No segundo capítulo, intitulado “Os elementos da Natureza Hu mana”, Rabenort introduz o leitor aos principais conceitos de Espinosa em relação ao lugar dos seres humanos como parte da Natureza sujeitos às leis de causa e efeito. Ele esclarece como são definidos os conceitos de essência, existência, causalidade, substância, atributos, a relação entre a mente e o corpo, além de enfatizar a importância que o corpo possui na filosofia espinosana destacando sua concepção de imaginação, memória e modos de conhecimento. Diferentemente de toda a tradição filosófica, para Espinosa não há abismo entre a mente e o corpo: ambos são a expressão de atributos que são diferentes mas que constituem a essência de uma mesma substância, isto é, Deus.
No terceiro capítulo, intitulado “A supremacia do intelecto”, Rabenort realiza o estudo da atividade natural do pensamento, a maneira como ele opera e a relação do pensamento com o seu objeto e conteúdo. A complexa teoria do conhecimento em Espinosa é analisada em sua distinção entre ideias adequadas (razão/intuição) e as ideias inadequadas (imaginação). O pedagogo enfatiza a importância da formação das noções comuns em Espinosa como base do raciocínio de todos os homens, visto que tais noções integram dentro de seu sistema o limiar entre imaginação e razão. Sem dúvida, na filosofia de Espinosa há uma semelhança entre raciocínio e causalidade, pois “nomear uma causa é oferecer uma razão” (RABENORT, 2016, p. 136) . A experiência nos fornece o conhecimento das coisas finitas existentes enquanto a razão faz perceber as coisas sub quadam species eternitatis .
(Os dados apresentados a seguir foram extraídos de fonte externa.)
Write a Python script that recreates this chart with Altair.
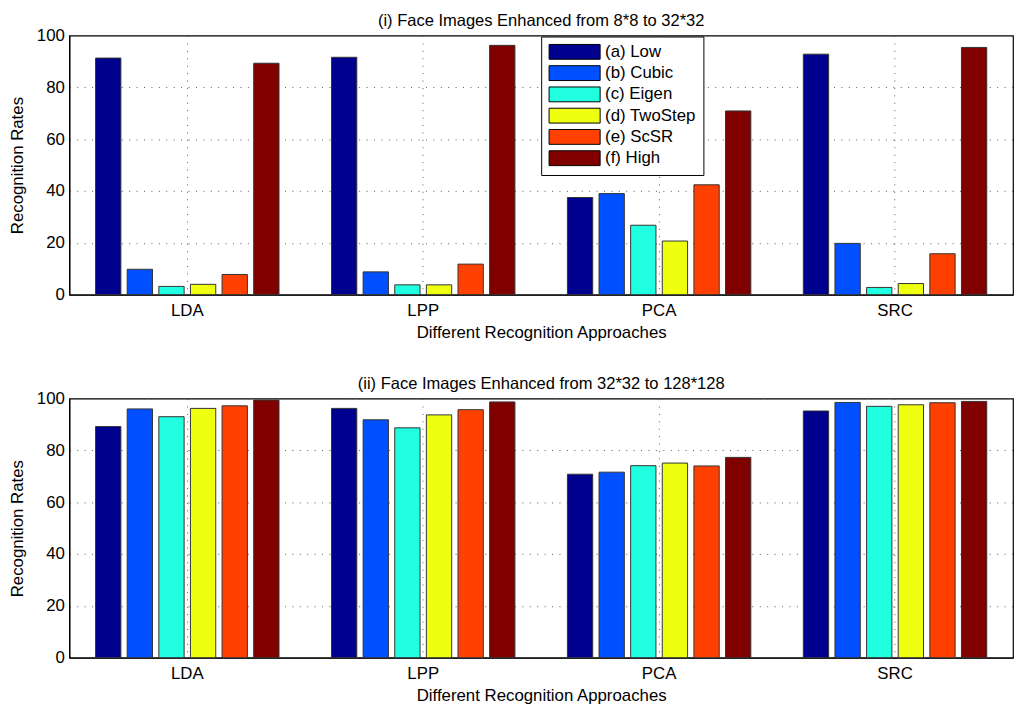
import altair as alt
import pandas as pd

approaches = ["LDA", "LPP", "PCA", "SRC"]
methods = ["(a) Low", "(b) Cubic", "(c) Eigen", "(d) TwoStep", "(e) ScSR", "(f) High"]
colors = ["#00008F", "#0050FF", "#20FFDF", "#EFFF10", "#FF4000", "#800000"]

# Panel (i): 8*8 -> 32*32, values per method over [LDA, LPP, PCA, SRC]
p1_low = [91.3, 91.6, 37.5, 92.8]
p1_cubic = [9.8, 8.8, 39.0, 19.8]
p1_eigen = [3.2, 3.8, 26.8, 2.8]
p1_twostep = [4.0, 3.8, 20.7, 4.3]
p1_scsr = [7.8, 11.8, 42.4, 15.8]
p1_high = [89.3, 96.2, 70.9, 95.4]

# Panel (ii): 32*32 -> 128*128
p2_low = [89.2, 96.2, 70.8, 95.2]
p2_cubic = [96.0, 91.8, 71.6, 98.5]
p2_eigen = [93.0, 88.7, 74.1, 97.0]
p2_twostep = [96.2, 93.7, 75.1, 97.6]
p2_scsr = [97.2, 95.7, 74.0, 98.4]
p2_high = [99.4, 98.7, 77.3, 98.9]

y_ticks = [0, 20, 40, 60, 80, 100]
title1 = "(i) Face Images Enhanced from 8*8 to 32*32"
title2 = "(ii) Face Images Enhanced from 32*32 to 128*128"

FONT = "Liberation Sans"
GRID = dict(gridDash=[1, 6.5], gridColor="#555555", gridOpacity=1, gridWidth=1)


def make_df(series):
    rows = []
    for m, vals in zip(methods, series):
        for a, v in zip(approaches, vals):
            rows.append({"approach": a, "method": m, "rate": v})
    return pd.DataFrame(rows)


def panel(series, title, show_legend):
    df = make_df(series)
    if show_legend:
        legend = alt.Legend(
            title=None,
            orient="none",
            legendX=477,
            legendY=1,
            symbolType="M-1,-1H5.88V1H-1Z",
            symbolSize=225,
            symbolStrokeColor="#000000",
            symbolStrokeWidth=1,
            symbolOpacity=1,
            labelFontSize=17,
            labelFont=FONT,
            labelColor="#000000",
            labelOffset=40.6,
            rowPadding=2.5,
            padding=7,
            strokeColor="#000000",
            fillColor="#FFFFFF",
            cornerRadius=0,
        )
    else:
        legend = None
    return (
        alt.Chart(df)
        .mark_bar(stroke="#333333", strokeWidth=1, opacity=1)
        .encode(
            x=alt.X(
                "approach:N",
                sort=approaches,
                scale=alt.Scale(paddingInner=0, paddingOuter=0),
                axis=alt.Axis(
                    title="Different Recognition Approaches",
                    labelAngle=0,
                    grid=True,
                    bandPosition=0.5,
                    ticks=False,
                    labelPadding=8,
                    titlePadding=6,
                    **GRID,
                ),
            ),
            xOffset=alt.XOffset(
                "method:N",
                sort=methods,
                scale=alt.Scale(paddingInner=0.2, paddingOuter=0.83),
            ),
            y=alt.Y(
                "rate:Q",
                scale=alt.Scale(domain=[0, 100], nice=False),
                axis=alt.Axis(
                    title="Recognition Rates",
                    values=y_ticks,
                    grid=True,
                    ticks=False,
                    labelPadding=5,
                    titlePadding=10,
                    **GRID,
                ),
            ),
            color=alt.Color(
                "method:N",
                sort=methods,
                scale=alt.Scale(domain=methods, range=colors),
                legend=legend,
            ),
        )
        .properties(
            width=954,
            height=262,
            title=alt.TitleParams(
                title, fontSize=16.7, fontWeight="normal", font=FONT, color="#000000", offset=-3
            ),
        )
    )


top = panel([p1_low, p1_cubic, p1_eigen, p1_twostep, p1_scsr, p1_high], title1, True)
bottom = panel([p2_low, p2_cubic, p2_eigen, p2_twostep, p2_scsr, p2_high], title2, False)

chart = (
    alt.vconcat(top, bottom, spacing=34)
    .resolve_legend(color="independent")
    .properties(padding=0, background="#FFFFFF")
    .configure_view(stroke="#000000", strokeWidth=1.2)
    .configure_axis(
        labelFont=FONT,
        titleFont=FONT,
        labelFontSize=17,
        titleFontSize=17,
        titleFontWeight="normal",
        labelColor="#000000",
        titleColor="#000000",
        domainColor="#000000",
        domainWidth=1.2,
    )
)

chart.save("out.html", embed_options={"renderer": "svg", "actions": False})
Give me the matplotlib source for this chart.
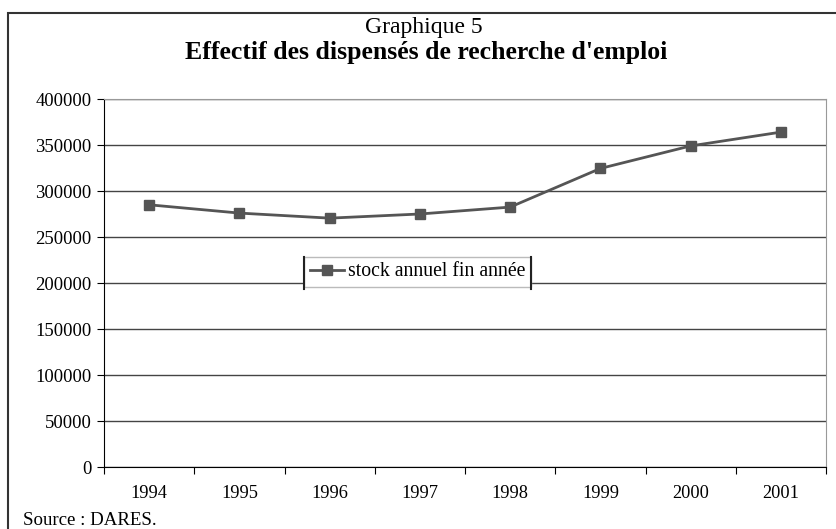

O quarto capítulo é dedicado a pensar “As complicações de personalidade” que, segundo Rabenort, constituem a base da teoria política de Espinosa. Como bem analisa em seu livro, as diferenças de personalidade entre os homens são causadas por causas externas, as quais modificam seus respectivos desejos, já que estes são a essência do homem. Assim, a composição das forças externas que moldam a afetividade e que causam as diferenças de personalidade e disputas entre os homens prejudicam a possibilidade de sua união. Entretanto, Espinosa concorda com a definição de que o homem é um ser social, visto que a teoria educacional implícita na obra de Espinosa nos conduz à percepção de que nada é mais útil ao homem do que outro homem. Tanto a política quando a educação devem nos conduzir a essa compreensão: “o homem é um Deus para o homem”.
É apenas no último capítulo, “Os critérios da educação”, que Rabenort analisa de fato o problema da educação na filosofia de Espinosa. Pelo fato do homem ser um membro da sociedade, ele não existe isoladamente, mas em cooperação e harmonia com outros como ele. Rabenort propõe a tese de que Espinosa foi verdadeiramente tanto um professor quanto filósofo. É através da distinção entre experiência e razão, como duas formas de consciência, que podemos classificar o processo educacional em Espinosa. A base do currículo seria composta pela prioridade que Espinosa outorga aos dois itens da experiência: as relações sociais e a preservação da vida e da saúde. A habilidade política é entendida como o primeiro desejo que a educação deveria estimular. Porém, o curriculum, propriamente dito, é o próprio professor, pois ele tem a aptidão em auxiliar os homens para o exercício de seu poder racional: “O professor é a pessoa a quem é delegada, em razão da aptidão especial para a tarefa, a função da sociedade, que consiste em ajudar os homens a exercerem o seu poder de forma racional” (Rabenort, 2016, p. 186 – 187) . Apenas o conhecimento da experiência não é suficiente para tornar o homem consciente de si, será necessário conduzir os homens ao entendimento da união que existe entre a mente e a natureza inteira. Como vimos, o homem possui naturalmente a predisposição para a sociabilidade e desenvolvimento da razão; sendo assim, o professor deve apenas desenvolver o fortalecimento que a certeza racional pode proporcionar. Rabenort alerta que tanto a razão quanto a intuição (insight), embora também envolvam cooperação, devem ser o exercício da energia humana autoiniciada e autocontrolada: “A educação, para merecer esse nome, deve ser autoeducação (self-education).” (Rabenort, 2016, p. 201) . Portanto, o obra de Espinosa contempla a atividade essencial da educação que nada mais é do que o ensinar e o aprender entre homens que se dedicam ao conhecimento da Natureza. Numa sociedade em que os homens cada vez mais desenvolvem aversão à política e a desvalorização dos professores, esta obra torna-se fundamental.
Referências
RABENORT, William (2016). Spinoza como educador. Pref. Juliana Merçon; introd. Trad. Bras. Fernando Bonadia de Oliveira; tradução para o português Coletivo GT Benedictus de Spinoza; coordenação Emanuel Angelo da Rocha Fragoso/Francisca Juliana Barros Sousa Lima. – 1. Ed. – Fortaleza: Eduece, 2016.